Del caso della Rossignoli, tolti i privilegi di cui gode, che le hanno permesso di laurearsi anticipatamente, cosa resta? Quasi nulla. Allo stesso modo, nel caso della bidella, chiarito che un affitto nei dintorni di Milano sia certamente più conveniente della vita da pendolare che sostiene di condurre, cosa resta? Quasi nulla. Forse solo una manciata di riflessioni (azzardate e non richieste) sulla ragazza, che – tuttavia – sposterebbero l’attenzione da ciò che in questa storia conta più di ogni altra cosa: la comunicazione. Che è fuorviante, sbilanciata, tendenziosa, sensazionalistica, mirata.

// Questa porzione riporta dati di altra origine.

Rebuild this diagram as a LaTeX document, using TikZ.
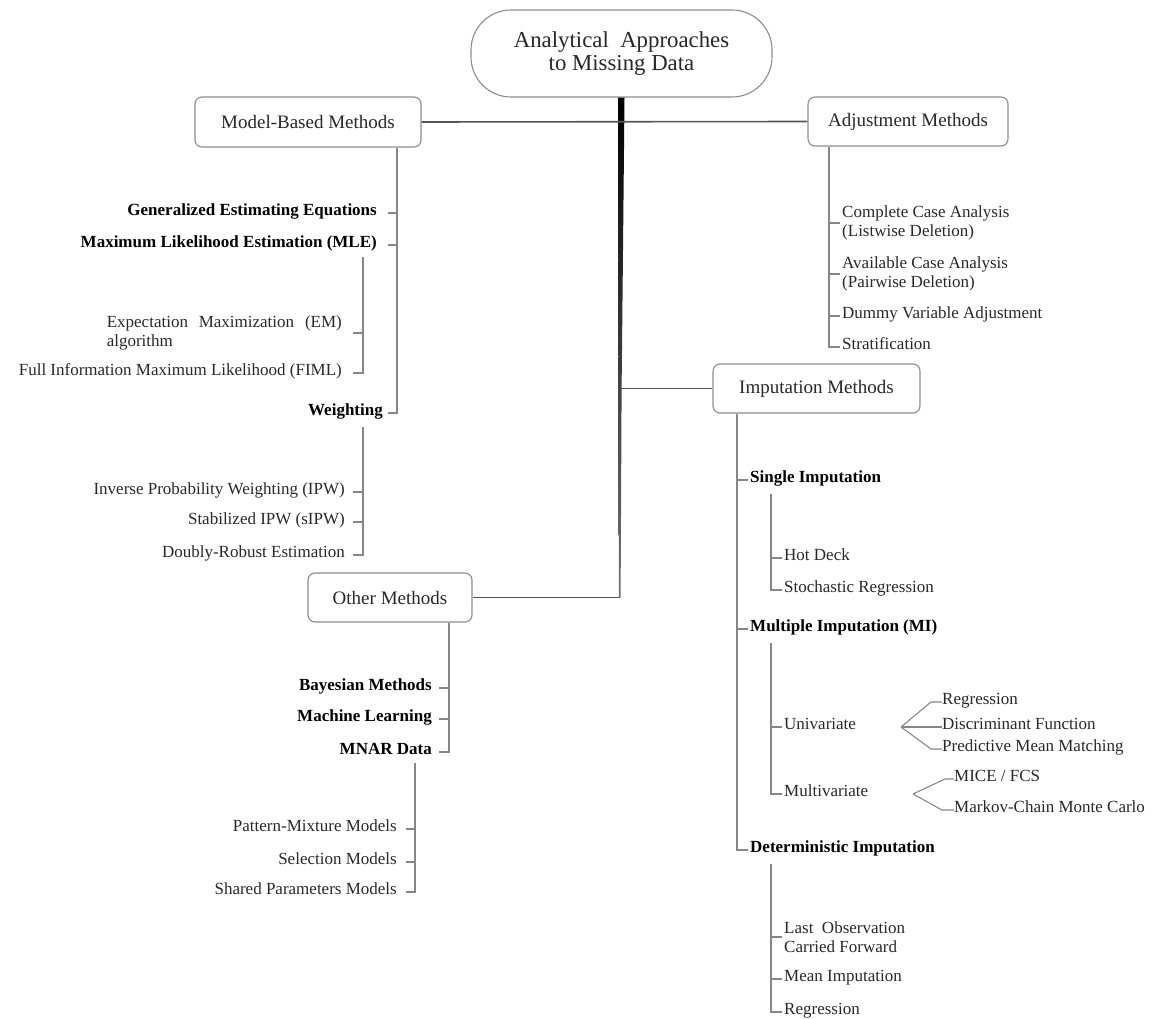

Ormai, le narrazioni di questo tipo non si contano più: rider felici di fare cinquanta chilometri per consegnare un panino, bidelle che accettano il compromesso di vivere in treno per non perdere il lavoro, giovani che rinunciano alla vita sociale per laurearsi in anticipo. Non importa quanto ci sia di vero in queste storie, conta il fatto che finiscano in prima pagina e tolgano spazio, spessore e dignità (ancora una volta) ai giovani. Perché il sottinteso è sempre lo stesso: il lavoro c’è, basta fare qualche sacrificio; chi si impegna ce la fa, il resto sono solo chiacchiere; bisogna accontentarsi, non fare i capricci. Questo non è giornalismo, ma indottrinamento, sono favole morali al contrario.

Ecco, la vera notizia, nel marasma di tante non-notizie, è questa: si cerca di far passare un messaggio ben preciso, si cerca – nemmeno troppo velatamente – di inculcarlo nella mente della gente e di normalizzare (verbo che detesto) cose assolutamente sbagliate. E così, il pubblico medio, nell’apprendere che una ragazza si è laureata in anticipo, prova ammirazione; nel conoscere la storia di una bidella pendolare, prova compassione. Perché il lettore medio abbocca, legge quello che c’è scritto, ma non tra le righe.

E questo è quanto: ancora una volta, l’Italia si rivela un Paese che volta le spalle ai giovani, raccontando solo poche e fortunate eccezioni. Le storie dei fuori sede, delle famiglie che fanno enormi sacrifici, dei lavoratori precari, di quelli che sono costretti a lasciare la propria regione e, spesso, il proprio Paese, non diventano notizia, ma restano ai margini, come un rumore di fondo che, a forza di farci l’abitudine, nessuno sente più.